Automated garbage pick up in central Nanaimo is on hold as city officials consider a broader rollout.
Nanaimo city council has cancelled a request for proposals that would have awarded a $1.6-million contract to purchase new wheeled carts to Rehrig Pacific Company and called for a review of recommendations on automation in the new core services review.
The move will delay the rollout of automated garbage service for one-third of the city in central Nanaimo, which was supposed to be the first to see the new service this November.
Staff members will now look at potentially automating the whole city, according to Charlotte Davis, city manager of sanitation, recycling and public works administration, who said there are major cost savings to be had to purchase all of the wheeled carts in one request for proposals.
“We’re just looking at a different way to roll it out,” she said.
City council considered automation last year when staff proposed a three-year, $6.8-million plan to buy eight new automated trucks and 90,000 curbside bins as a way to address a collection system taxed by staff injuries and mechanical problems.
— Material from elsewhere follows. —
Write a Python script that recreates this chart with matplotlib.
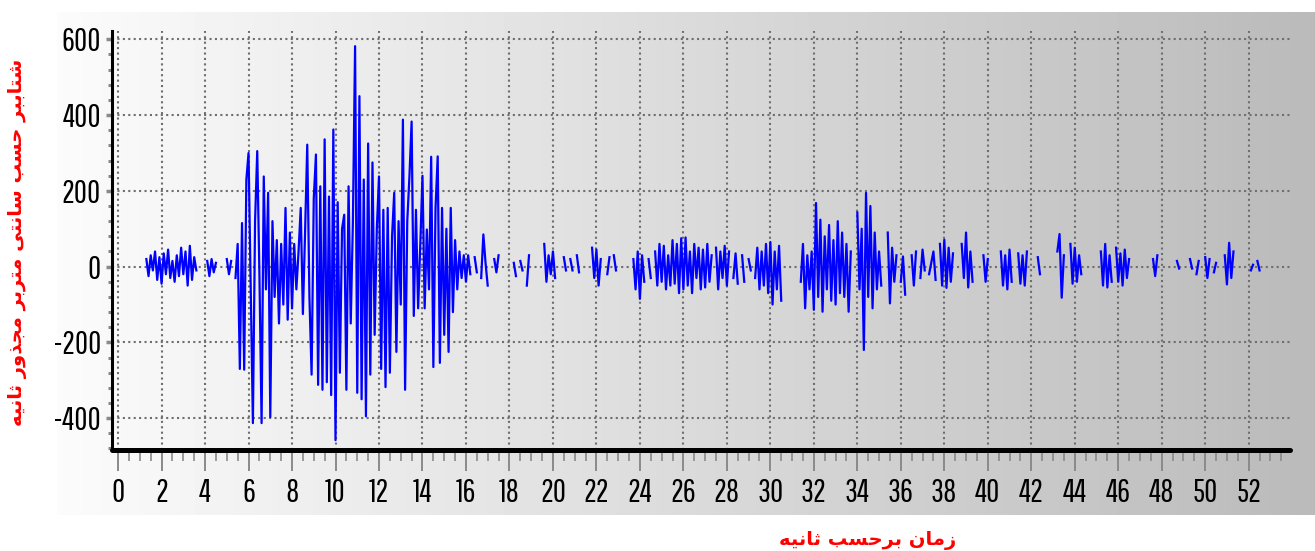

Recycling would also be pulled in-house.
Some politicians, however, took issue with the expense of eight trucks and preferred starting off with a commitment of just two.
The core services review, released earlier this year, compared two options for automation: the purchase of six more new automated trucks in three phases or the purchase of two trucks along with bins for $3.8 million, changing kitchen waste collection from weekly to bi-weekly service and continue to contract out recycling.
It said an analysis of the options indicates superior service under the first choice – the purchase of six trucks – the potential to pick up yard waste and a possible savings of $225,000 outweighs the disadvantage, which is being unable to contract out recycling again in light of restrictions of the collective agreement.
Davis hopes to present options to council about a strategy in August.